Watch Me Play (T.L. Taylor): More ethnographies! This one is an ethnography of Twitch streamers. There are a ton of useful parallels to open source in here, particularly around the economics side. It was also cool to read about the author’s process, which seemed admirably thorough. She spent years visiting the Twitch offices; going to conferences and esports events; meeting with streamers, esports players, producers; and visiting streamers in their homes. While her writing is of an undeniably academic flavor (drink every time you read the word “labor”), there were times where I found that framing useful, supplying vocabulary for ideas I'd previously struggled to express.

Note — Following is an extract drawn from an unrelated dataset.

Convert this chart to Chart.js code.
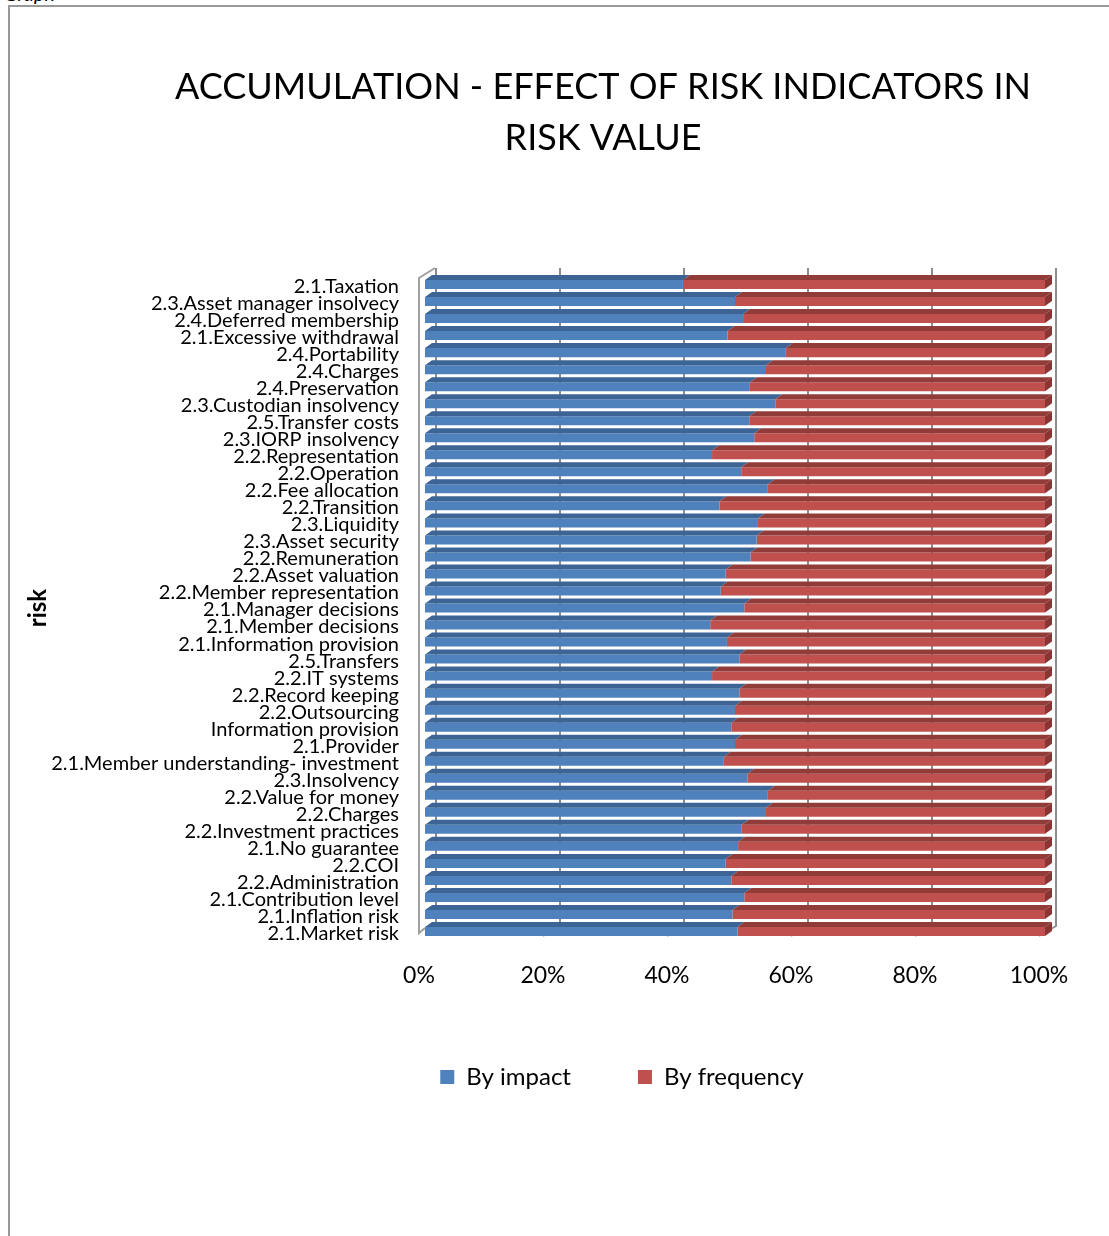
<!DOCTYPE html>
<html>
<head>
<meta charset="utf-8">
<script src="https://cdn.jsdelivr.net/npm/chart.js@4.4.1/dist/chart.umd.min.js"></script>
<style>
	html, body {margin:0; padding:0; background:#fff; overflow:hidden;}
	#frame {position:absolute; left:8px; top:5px; width:1200px; height:1300px; border:2px solid #999;}
	#cut {position:absolute; left:4px; top:-19px; font:italic 20px 'Lato'; color:#000;}
	#wrap {position:absolute; left:0; top:0; width:1186px; height:1236px;}
</style>
</head>
<body>
<div id="cut">Graph</div>
<div id="frame"></div>
<div id="wrap"><canvas id="chart" width="1186" height="1236"></canvas></div>
<script>
// categories, top to bottom as shown
const risks = [
	'2.1.Taxation', '2.3.Asset manager insolvecy', '2.4.Deferred membership', '2.1.Excessive withdrawal',
	'2.4.Portability', '2.4.Charges', '2.4.Preservation', '2.3.Custodian insolvency', '2.5.Transfer costs',
	'2.3.IORP insolvency', '2.2.Representation', '2.2.Operation', '2.2.Fee allocation', '2.2.Transition',
	'2.3.Liquidity', '2.3.Asset security', '2.2.Remuneration', '2.2.Asset valuation', '2.2.Member representation',
	'2.1.Manager decisions', '2.1.Member decisions', '2.1.Information provision', '2.5.Transfers', '2.2.IT systems',
	'2.2.Record keeping', '2.2.Outsourcing', 'Information provision', '2.1.Provider',
	'2.1.Member understanding- investment', '2.3.Insolvency', '2.2.Value for money', '2.2.Charges',
	'2.2.Investment practices', '2.1.No guarantee', '2.2.COI', '2.2.Administration', '2.1.Contribution level',
	'2.1.Inflation risk', '2.1.Market risk'
];
// share in %
const byImpact = [
	41.6, 50.0, 51.3, 48.8, 58.2, 55.0, 52.4, 56.5, 52.3, 53.1,
	46.3, 51.0, 55.3, 47.5, 53.7, 53.5, 52.5, 48.5, 47.7, 51.5,
	46.0, 48.7, 50.7, 46.3, 50.7, 50.0, 49.4, 50.0, 48.2, 52.0,
	55.3, 55.0, 51.1, 50.5, 48.5, 49.4, 51.5, 49.6, 50.4
];
const byFrequency = [
	58.4, 50.0, 48.7, 51.2, 41.8, 45.0, 47.6, 43.5, 47.7, 46.9,
	53.7, 49.0, 44.7, 52.5, 46.3, 46.5, 47.5, 51.5, 52.3, 48.5,
	54.0, 51.3, 49.3, 53.7, 49.3, 50.0, 50.6, 50.0, 51.8, 48.0,
	44.7, 45.0, 48.9, 49.5, 51.5, 50.6, 48.5, 50.4, 49.6
];
const xTicks = [0, 20, 40, 60, 80, 100];

const FONT = 'Lato';

// fake 3D: back walls, gridlines and bar depth
const depth3d = {
	id: 'depth3d',
	afterLayout(chart) {
		// legend sits a little right of the title centre
		chart.legend.left += 19;
		chart.legend.right += 19;
	},
	beforeDatasetsDraw(chart) {
		const ctx = chart.ctx, xs = chart.scales.x, a = chart.chartArea;
		ctx.save();
		ctx.strokeStyle = '#8c8c8c';
		ctx.lineWidth = 2;
		xTicks.forEach(v => {
			let px = xs.getPixelForValue(v);
			ctx.beginPath();
			ctx.moveTo(px + 11, a.top - 8);
			ctx.lineTo(px + 11, a.bottom - 14);
			if (v > 0) ctx.lineTo(px - 6, a.bottom - 4);
			ctx.stroke();
		});
		// left wall edge
		let x0 = xs.getPixelForValue(0) - 6;
		ctx.strokeStyle = '#a0a0a0';
		ctx.beginPath();
		ctx.moveTo(x0 + 16, a.top - 8);
		ctx.lineTo(x0, a.top + 2);
		ctx.lineTo(x0, a.bottom - 7);
		ctx.lineTo(x0 + 6, a.bottom - 12);
		ctx.stroke();
		ctx.restore();
	},
	afterDatasetsDraw(chart) {
		const ctx = chart.ctx;
		const dx = 7, dy = 5;
		const tops = ['#3c6596', '#923c3a'];
		ctx.save();
		chart.data.datasets.forEach((ds, i) => {
			chart.getDatasetMeta(i).data.forEach(bar => {
				let p = bar.getProps(['x', 'y', 'base', 'height'], true);
				let top = p.y - p.height / 2, bot = p.y + p.height / 2;
				ctx.fillStyle = tops[i];
				ctx.beginPath();
				ctx.moveTo(p.base, top);
				ctx.lineTo(p.x, top);
				ctx.lineTo(p.x + dx, top - dy);
				ctx.lineTo(p.base + dx, top - dy);
				ctx.closePath();
				ctx.fill();
				if (i == chart.data.datasets.length - 1) {
					ctx.fillStyle = '#8a3533';
					ctx.beginPath();
					ctx.moveTo(p.x, top);
					ctx.lineTo(p.x + dx, top - dy);
					ctx.lineTo(p.x + dx, bot - dy);
					ctx.lineTo(p.x, bot);
					ctx.closePath();
					ctx.fill();
				}
			});
		});
		ctx.restore();
	}
};

new Chart(document.getElementById('chart'), {
	type: 'bar',
	data: {
		labels: risks,
		datasets: [
			{label: 'By impact', data: byImpact, backgroundColor: '#4f81bd', borderWidth: 0},
			{label: 'By frequency', data: byFrequency, backgroundColor: '#c0504d', borderWidth: 0}
		]
	},
	options: {
		indexAxis: 'y',
		responsive: false,
		animation: false,
		layout: {padding: {left: 20, right: 0, top: 0, bottom: 137}},
		plugins: {
			title: {
				display: true,
				text: ['ACCUMULATION - EFFECT OF RISK INDICATORS IN', 'RISK VALUE'],
				color: '#000',
				font: {family: FONT, size: 36, weight: 'normal', lineHeight: 1.417},
				padding: {top: 61.5, bottom: 112.5}
			},
			legend: {
				position: 'bottom',
				labels: {
					color: '#000',
					font: {family: FONT, size: 24},
					boxWidth: 14,
					boxHeight: 14,
					padding: 67
				}
			},
			tooltip: {enabled: false}
		},
		datasets: {bar: {categoryPercentage: 1, barPercentage: 0.53}},
		scales: {
			x: {
				stacked: true,
				min: 0,
				max: 100,
				grid: {display: false, drawTicks: false},
				border: {display: false},
				ticks: {
					stepSize: 20,
					padding: 22,
					labelOffset: -6,
					color: '#000',
					font: {family: FONT, size: 23},
					callback: v => v + '%'
				},
				afterFit: s => { s.height = 58; }
			},
			y: {
				stacked: true,
				grid: {display: false, drawTicks: false},
				border: {display: false},
				ticks: {
					autoSkip: false,
					padding: 26,
					labelOffset: 2,
					color: '#000',
					font: {family: FONT, size: 20, lineHeight: 1}
				},
				title: {
					display: true,
					text: 'risk',
					color: '#000',
					font: {family: FONT, size: 24, weight: 'bold'}
				},
				afterFit: s => { s.width = 405; }
			},
			yR: {
				type: 'category',
				position: 'right',
				grid: {display: false, drawTicks: false},
				border: {display: false},
				ticks: {display: false},
				afterFit: s => { s.width = 141; }
			}
		}
	},
	plugins: [depth3d]
});
</script>
</body>
</html>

To Engineer Is Human (Henry Petroski): A book about how failure is a necessary part of engineering that drives innovation. It’s a brave position to take, given that the author is writing about civil engineering, where “failure” means bridges collapsing and people dying. I feel like I kinda got the point after the first chapter or two, but it's a quick read, with interesting metaphors and case studies. I kept thinking about Don Norman’s Design of Everyday Things while reading this and wondering how the two would get along. Norman’s position is that UX failures aren’t the user’s fault, but the designer’s, whereas Petroski seems to be saying “Don’t blame the engineer either! Failure is just a part of how we improve technology”.